冯晟点头,补上一句:“加班吃莫达非尼,失眠吃芬太尼,街上人尽皆知的秘密。”
丁之童看着他,一时无语。宋明媚也跟她说过差不多的话——你不要以为这种事离你很远。回忆起jv一贯的表现,的确有这个可能。
冯晟却是误会了,即刻解释:“你放心,我当然没有,哪怕再拼,咖啡已经是极限了。”
“ventiplusextraexpressoshots么?”丁之童玩笑过去,直觉两个人又是殊途同归。
冯晟也跟着笑起来,比了个“四”的手势,说:“fourshotsplease.”
四倍浓缩的美式,大概也是一种惯例了。
笑完了静了静,冯晟又想到其他:“还有人说,他学生贷款还没还完……”
丁之童震动,更有了些代入感。
冯晟却只是调侃:“要不是因为穷,谁干这个呢?”
“那你是为什么呀?”丁之童揶揄。毕业典礼之后,她见过他的父母,一望便知道是个很体面的家庭。
有那么一会儿,冯晟只是笑着不语。丁之童以为自己这一问失了分寸,低头扒拉着盘子里的食物,想把这段尴尬熬过去。

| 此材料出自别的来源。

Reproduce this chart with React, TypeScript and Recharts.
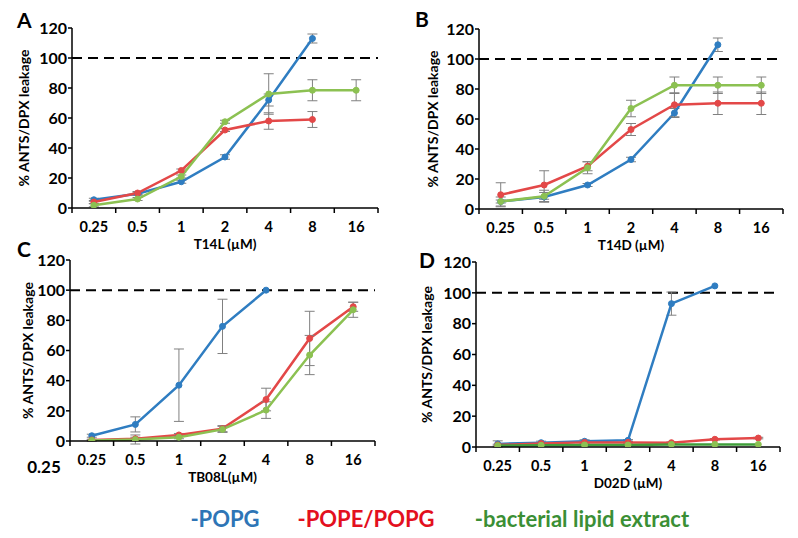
import { LineChart, Line, XAxis, YAxis, ErrorBar, ReferenceLine } from "recharts";

const doses = ["0.25", "0.5", "1", "2", "4", "8", "16"];
const yTicks = [0, 20, 40, 60, 80, 100, 120];

// A: T14L
const t14lPopg = [5.5, 9.5, 17.5, 34, 72, 113, null];
const t14lPopgErr = [1, 1, 1, 1.5, 4, 3, null];
const t14lPope = [4, 10, 25, 52, 58, 59, null];
const t14lPopeErr = [1, 1, 1, 1, 5.5, 5.3, null];
const t14lBac = [1.8, 6, 21, 57.5, 76, 78.5, 78.5];
const t14lBacErr = [1, 1, 1, 1, 13.5, 7, 7];

// B: T14D
const t14dPopg = [5, 8, 16, 33, 64, 109.5, null];
const t14dPopgErr = [1, 3, 1, 1.5, 3, 4.5, null];
const t14dPope = [9.5, 16, 28.5, 53, 69.5, 70.5, 70.5];
const t14dPopeErr = [8, 9.5, 3, 4, 8, 7.5, 7.5];
const t14dBac = [5, 8.5, 27.5, 67, 82.5, 82.5, 82.5];
const t14dBacErr = [3, 4, 4, 5.5, 5.5, 5.5, 5.5];

// C: TB08L
const tb08lPopg = [3.5, 11, 37, 76, 100, null, null];
const tb08lPopgErr = [1, 5, 24, 18, null, null, null];
const tb08lPope = [0.7, 1.5, 4, 8.2, 27.5, 68, 89];
const tb08lPopeErr = [0.5, 1, 1, 2, 7.5, 18, 3];
const tb08lBac = [0.4, 1, 2.5, 7.7, 20.5, 57, 87];
const tb08lBacErr = [0.5, 3, 1, 2, 5.5, 13, 5];

// D: D02D
const d02dPopg = [2, 2.8, 3.7, 4.3, 93, 104.5, null];
const d02dPopgErr = [2, 1, 1, 0.5, 7.5, null, null];
const d02dPope = [1.3, 2.2, 3, 3, 2.8, 5, 5.8];
const d02dPopeErr = [0.5, 0.5, 0.5, 0.5, 0.5, 0.5, 0.5];
const d02dBac = [0.9, 1.1, 1.3, 1.3, 1.7, 1.7, 1.7];
const d02dBacErr = [null, null, null, null, null, null, null];

const BLUE = "#2f7dc1";
const RED = "#e34848";
const GREEN = "#8cc152";
const ERR = "#808080";
const FONT = "Lato, 'Open Sans', sans-serif";

const panels = [
  {
    letter: "A", title: "T14L (µM)",
    popg: t14lPopg, popgErr: t14lPopgErr, pope: t14lPope, popeErr: t14lPopeErr, bac: t14lBac, bacErr: t14lBacErr,
    box: { x: 0, y: 0, w: 400, h: 256 }, plot: { l: 72, t: 28, r: 378, b: 208 }, yLabelX: 23, bacLine: GREEN,
  },
  {
    letter: "B", title: "T14D (µM)",
    popg: t14dPopg, popgErr: t14dPopgErr, pope: t14dPope, popeErr: t14dPopeErr, bac: t14dBac, bacErr: t14dBacErr,
    box: { x: 400, y: 0, w: 398, h: 256 }, plot: { l: 479, t: 29, r: 783, b: 209 }, yLabelX: 432, bacLine: GREEN,
  },
  {
    letter: "C", title: "TB08L(µM)",
    popg: tb08lPopg, popgErr: tb08lPopgErr, pope: tb08lPope, popeErr: tb08lPopeErr, bac: tb08lBac, bacErr: tb08lBacErr,
    box: { x: 0, y: 250, w: 400, h: 240 }, plot: { l: 70, t: 260, r: 375, b: 441 }, yLabelX: 27, bacLine: GREEN,
  },
  {
    letter: "D", title: "D02D (µM)",
    popg: d02dPopg, popgErr: d02dPopgErr, pope: d02dPope, popeErr: d02dPopeErr, bac: d02dBac, bacErr: d02dBacErr,
    box: { x: 400, y: 250, w: 398, h: 245 }, plot: { l: 476, t: 262, r: 780, b: 447 }, yLabelX: 426, bacLine: "#3f9e3a",
  },
];

function XTick(props: any) {
  const { x, y, payload, index, bw, count } = props;
  return (
    <g>
      <line x1={x - bw / 2} x2={x - bw / 2} y1={y} y2={y + 5} stroke="#000" strokeWidth={1.5} />
      {index === count - 1 && (
        <line x1={x + bw / 2} x2={x + bw / 2} y1={y} y2={y + 5} stroke="#000" strokeWidth={1.5} />
      )}
      <text x={x} y={y + 24} textAnchor="middle" fontFamily={FONT} fontWeight={700} fontSize={14.5} fill="#000">
        {payload.value}
      </text>
    </g>
  );
}

function Panel({ p }: { p: (typeof panels)[number] }) {
  const { box, plot } = p;
  const rows = doses.map((d, i) => ({
    dose: d,
    popg: p.popg[i], popgErr: p.popgErr[i],
    pope: p.pope[i], popeErr: p.popeErr[i],
    bac: p.bac[i], bacErr: p.bacErr[i],
  }));
  const bw = (plot.r - plot.l) / doses.length;
  const top = plot.t - box.y;
  const bottom = plot.b - box.y;
  const errProps = { width: 5, strokeWidth: 1, stroke: ERR, direction: "y" as const, isAnimationActive: false };

  return (
    <div style={{ position: "absolute", left: box.x, top: box.y }}>
      <LineChart
        width={box.w}
        height={box.h}
        data={rows}
        margin={{ top, right: box.x + box.w - plot.r, bottom: 0, left: 0 }}
      >
        <XAxis
          dataKey="dose"
          height={box.h - bottom}
          padding={{ left: bw / 2, right: bw / 2 }}
          interval={0}
          tickSize={0}
          tickMargin={0}
          tickLine={false}
          axisLine={{ stroke: "#000", strokeWidth: 1.5 }}
          tick={(t: any) => <XTick {...t} bw={bw} count={doses.length} />}
          label={{
            content: (lp: any) => {
              const vb = lp.viewBox;
              return (
                <text x={vb.x + vb.width / 2} y={vb.y + 41} textAnchor="middle" fontFamily={FONT}
                  fontWeight={700} fontSize={13.5} fill="#000">
                  {p.title}
                </text>
              );
            },
          }}
        />
        <YAxis
          width={plot.l - box.x}
          domain={[0, 120]}
          ticks={yTicks}
          allowDataOverflow
          tickSize={4}
          tickMargin={1}
          tickLine={{ stroke: "#000", strokeWidth: 1.5 }}
          axisLine={{ stroke: "#000", strokeWidth: 1.5 }}
          tick={{ fill: "#000", fontSize: 16, fontWeight: 700, fontFamily: FONT }}
          label={{
            content: () => {
              const cx = p.yLabelX - box.x;
              const cy = (top + bottom) / 2;
              return (
                <text transform={`translate(${cx},${cy}) rotate(-90)`} textAnchor="middle"
                  dominantBaseline="central" fontFamily={FONT} fontWeight={700} fontSize={14} fill="#000">
                  % ANTS/DPX leakage
                </text>
              );
            },
          }}
        />
        <ReferenceLine y={100} stroke="#000" strokeWidth={2} strokeDasharray="10 6" />
        <Line dataKey="popg" stroke={BLUE} strokeWidth={2.5} isAnimationActive={false}
          dot={{ r: 3, fill: BLUE, stroke: BLUE, strokeWidth: 1 }}>
          <ErrorBar dataKey="popgErr" {...errProps} />
        </Line>
        <Line dataKey="pope" stroke={RED} strokeWidth={2.5} isAnimationActive={false}
          dot={{ r: 3, fill: RED, stroke: RED, strokeWidth: 1 }}>
          <ErrorBar dataKey="popeErr" {...errProps} />
        </Line>
        <Line dataKey="bac" stroke={p.bacLine} strokeWidth={2.5} isAnimationActive={false}
          dot={{ r: 3, fill: GREEN, stroke: GREEN, strokeWidth: 1 }}>
          <ErrorBar dataKey="bacErr" {...errProps} />
        </Line>
      </LineChart>
    </div>
  );
}

const legendItems = [
  { text: "-POPG", color: "#2e75b6", cx: 225 },
  { text: "-POPE/POPG", color: "#e3101e", cx: 366 },
  { text: "-bacterial lipid extract", color: "#3b8f35", cx: 582 },
];

const letterPos = [
  { letter: "A", x: 17, y: 28 },
  { letter: "B", x: 415, y: 27 },
  { letter: "C", x: 17, y: 257 },
  { letter: "D", x: 419, y: 268 },
];

export default function App() {
  return (
    <div style={{ position: "absolute", left: 0, top: 0, width: 798, height: 538, background: "#fff", overflow: "hidden" }}>
      {panels.map((p) => (
        <Panel key={p.letter} p={p} />
      ))}
      <svg width={798} height={538} style={{ position: "absolute", left: 0, top: 0, pointerEvents: "none" }}>
        {letterPos.map((l) => (
          <text key={l.letter} x={l.x} y={l.y} fontFamily={FONT} fontWeight={700} fontSize={21} fill="#000">
            {l.letter}
          </text>
        ))}
        <text x={44} y={473} textAnchor="middle" fontFamily={FONT} fontWeight={700} fontSize={17} fill="#000">
          0.25
        </text>
        {legendItems.map((it) => (
          <text key={it.text} x={it.cx} y={527} textAnchor="middle" fontFamily={FONT} fontWeight={700}
            fontSize={22} fill={it.color}>
            {it.text}
          </text>
        ))}
      </svg>
    </div>
  );
}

但冯晟却开口说了,缓缓地,细细碎碎地:“我家,往前数四代做过外国银行的买办,那时候也算是个人物吧。前几年流行民国故事,常有作家、记者什么的来采访,但其实除了那么点光辉事迹,传到现在也就只剩下凤阳路一套老洋房。三代人,五个家庭,总共十二口人全都住在那幢房子里,比老城厢七十二家房客好不了多少。既没人肯出钱维修,也没人有钱整栋买下来,更没人愿意搬出去。有个叔叔今年四十七了,单身,也还住在里面,总是在外面吹自己名门之后,不知道有没有人买账。我从读中学的时候开始,就怕自己以后也会变成他那个样子……”
丁之童听着他说,默默地想:果然,每一个人都有自己的理由。
“你不会的……”她替他保证,是真的觉得他不会,冯晟是那样一个聪明且有企图心的人。
“所以才累啊。”冯晟笑着叹了一句。
他的语气又叫她想起毕业典礼之后他爸妈说的那句话,等了六十年,总算又出了一个能上藤校的。所有的希冀,都在他身上了。
“你知道我是为了什么吗?”她忽然问。
冯晟不语,只是那么看着她,等她往下说。